■ **Supplied data**:
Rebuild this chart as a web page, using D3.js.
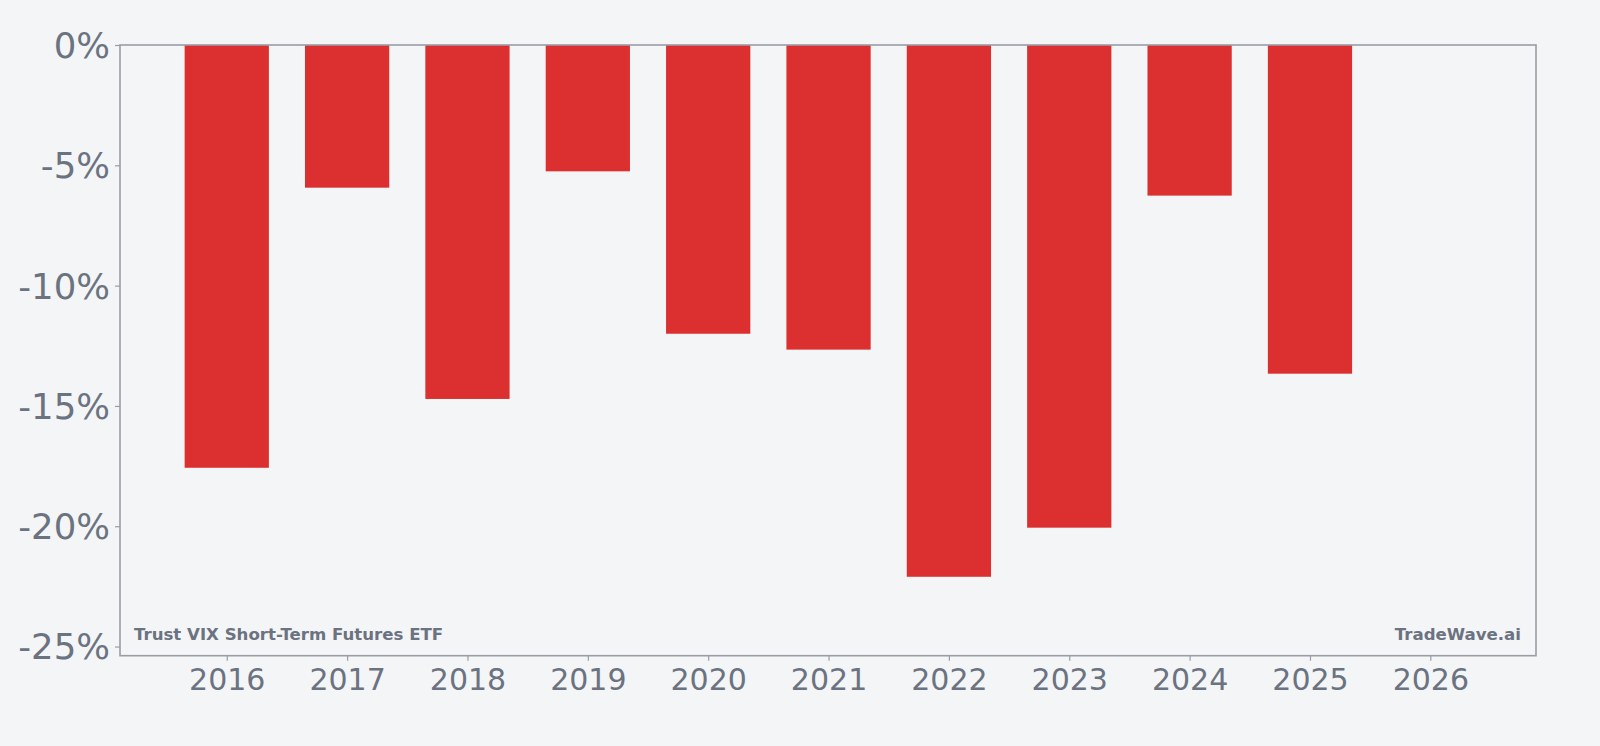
<!DOCTYPE html>
<html>
<head>
<meta charset="utf-8">
<script src="https://cdn.jsdelivr.net/npm/d3@7"></script>
<style>
  html, body { margin: 0; padding: 0; background: #f4f5f7; }
  svg { display: block; }
</style>
</head>
<body>
<script>
var years = [2016, 2017, 2018, 2019, 2020, 2021, 2022, 2023, 2024, 2025];
var returns = [-17.57, -5.93, -14.71, -5.25, -12.0, -12.66, -22.1, -20.06, -6.26, -13.66];
var xTickYears = [2016, 2017, 2018, 2019, 2020, 2021, 2022, 2023, 2024, 2025, 2026];
var yTickValues = [0, -5, -10, -15, -20, -25];
var titleLeft = "Trust VIX Short-Term Futures ETF";
var titleRight = "TradeWave.ai";

var svgWidth = 1600,
    svgHeight = 746;
var margin = { top: 45, right: 64, bottom: 90, left: 120 };
var width = svgWidth - margin.left - margin.right,
    height = 655.7 - margin.top;

var textColor = "#6b7280",
    frameColor = "#9a9da6",
    barColor = "#dc3030";

var svg = d3.select("body").append("svg")
    .attr("width", svgWidth)
    .attr("height", svgHeight);

var g = svg.append("g")
    .attr("transform", "translate(" + margin.left + "," + margin.top + ")");

// linear year scale with half-step padding like the original
var x = d3.scaleLinear()
    .domain([2015.113, 2026.878])
    .range([0, width]);
var y = d3.scaleLinear()
    .domain([-25.38, 0])
    .range([height, 0]);

var barW = x(2016.35) - x(2015.65);

// bars hang down from zero
g.selectAll(".bar")
    .data(years)
    .enter().append("rect")
    .attr("class", "bar")
    .attr("x", (d) => x(d) - barW / 2)
    .attr("y", y(0))
    .attr("width", barW)
    .attr("height", (d, i) => y(returns[i]) - y(0))
    .attr("fill", barColor);

// y axis
var yAxis = g.append("g")
    .call(d3.axisLeft(y)
        .tickValues(yTickValues)
        .tickSize(5)
        .tickPadding(5)
        .tickFormat((d) => d + "%"));
yAxis.select(".domain").remove();
yAxis.selectAll("line").attr("stroke", frameColor).attr("stroke-width", 1.2);
yAxis.selectAll("text")
    .attr("fill", textColor)
    .attr("dy", "0.35em")
    .style("font-family", "DejaVu Sans")
    .style("font-size", "35.5px");

// x axis
var xAxis = g.append("g")
    .attr("transform", "translate(0," + height + ")")
    .call(d3.axisBottom(x)
        .tickValues(xTickYears)
        .tickSize(5)
        .tickPadding(8)
        .tickFormat(d3.format("d")));
xAxis.select(".domain").remove();
xAxis.selectAll("line").attr("stroke", frameColor).attr("stroke-width", 1.2);
xAxis.selectAll("text")
    .attr("fill", textColor)
    .style("font-family", "DejaVu Sans")
    .style("font-size", "30px");

// frame around plot area
g.append("rect")
    .attr("x", 0)
    .attr("y", 0)
    .attr("width", width)
    .attr("height", height)
    .attr("fill", "none")
    .attr("stroke", frameColor)
    .attr("stroke-width", 1.6);

// labels inside the plot
g.append("text")
    .attr("x", 14)
    .attr("y", height - 15.5)
    .attr("fill", textColor)
    .style("font-family", "DejaVu Sans")
    .style("font-weight", "bold")
    .style("font-size", "16.6px")
    .text(titleLeft);
g.append("text")
    .attr("x", width - 15)
    .attr("y", height - 15.5)
    .attr("text-anchor", "end")
    .attr("fill", textColor)
    .style("font-family", "DejaVu Sans")
    .style("font-weight", "bold")
    .style("font-size", "16.6px")
    .text(titleRight);
</script>
</body>
</html>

■ **The problem**: Take the lines from the start of the material to the line with "var barW = x(2016.35) - x(2015.65);", both included, and transcribe them exactly without the pictures.

■ **Final result**:
Rebuild this chart as a web page, using D3.js.
<!DOCTYPE html>
<html>
<head>
<meta charset="utf-8">
<script src="https://cdn.jsdelivr.net/npm/d3@7"></script>
<style>
  html, body { margin: 0; padding: 0; background: #f4f5f7; }
  svg { display: block; }
</style>
</head>
<body>
<script>
var years = [2016, 2017, 2018, 2019, 2020, 2021, 2022, 2023, 2024, 2025];
var returns = [-17.57, -5.93, -14.71, -5.25, -12.0, -12.66, -22.1, -20.06, -6.26, -13.66];
var xTickYears = [2016, 2017, 2018, 2019, 2020, 2021, 2022, 2023, 2024, 2025, 2026];
var yTickValues = [0, -5, -10, -15, -20, -25];
var titleLeft = "Trust VIX Short-Term Futures ETF";
var titleRight = "TradeWave.ai";

var svgWidth = 1600,
    svgHeight = 746;
var margin = { top: 45, right: 64, bottom: 90, left: 120 };
var width = svgWidth - margin.left - margin.right,
    height = 655.7 - margin.top;

var textColor = "#6b7280",
    frameColor = "#9a9da6",
    barColor = "#dc3030";

var svg = d3.select("body").append("svg")
    .attr("width", svgWidth)
    .attr("height", svgHeight);

var g = svg.append("g")
    .attr("transform", "translate(" + margin.left + "," + margin.top + ")");

// linear year scale with half-step padding like the original
var x = d3.scaleLinear()
    .domain([2015.113, 2026.878])
    .range([0, width]);
var y = d3.scaleLinear()
    .domain([-25.38, 0])
    .range([height, 0]);

var barW = x(2016.35) - x(2015.65);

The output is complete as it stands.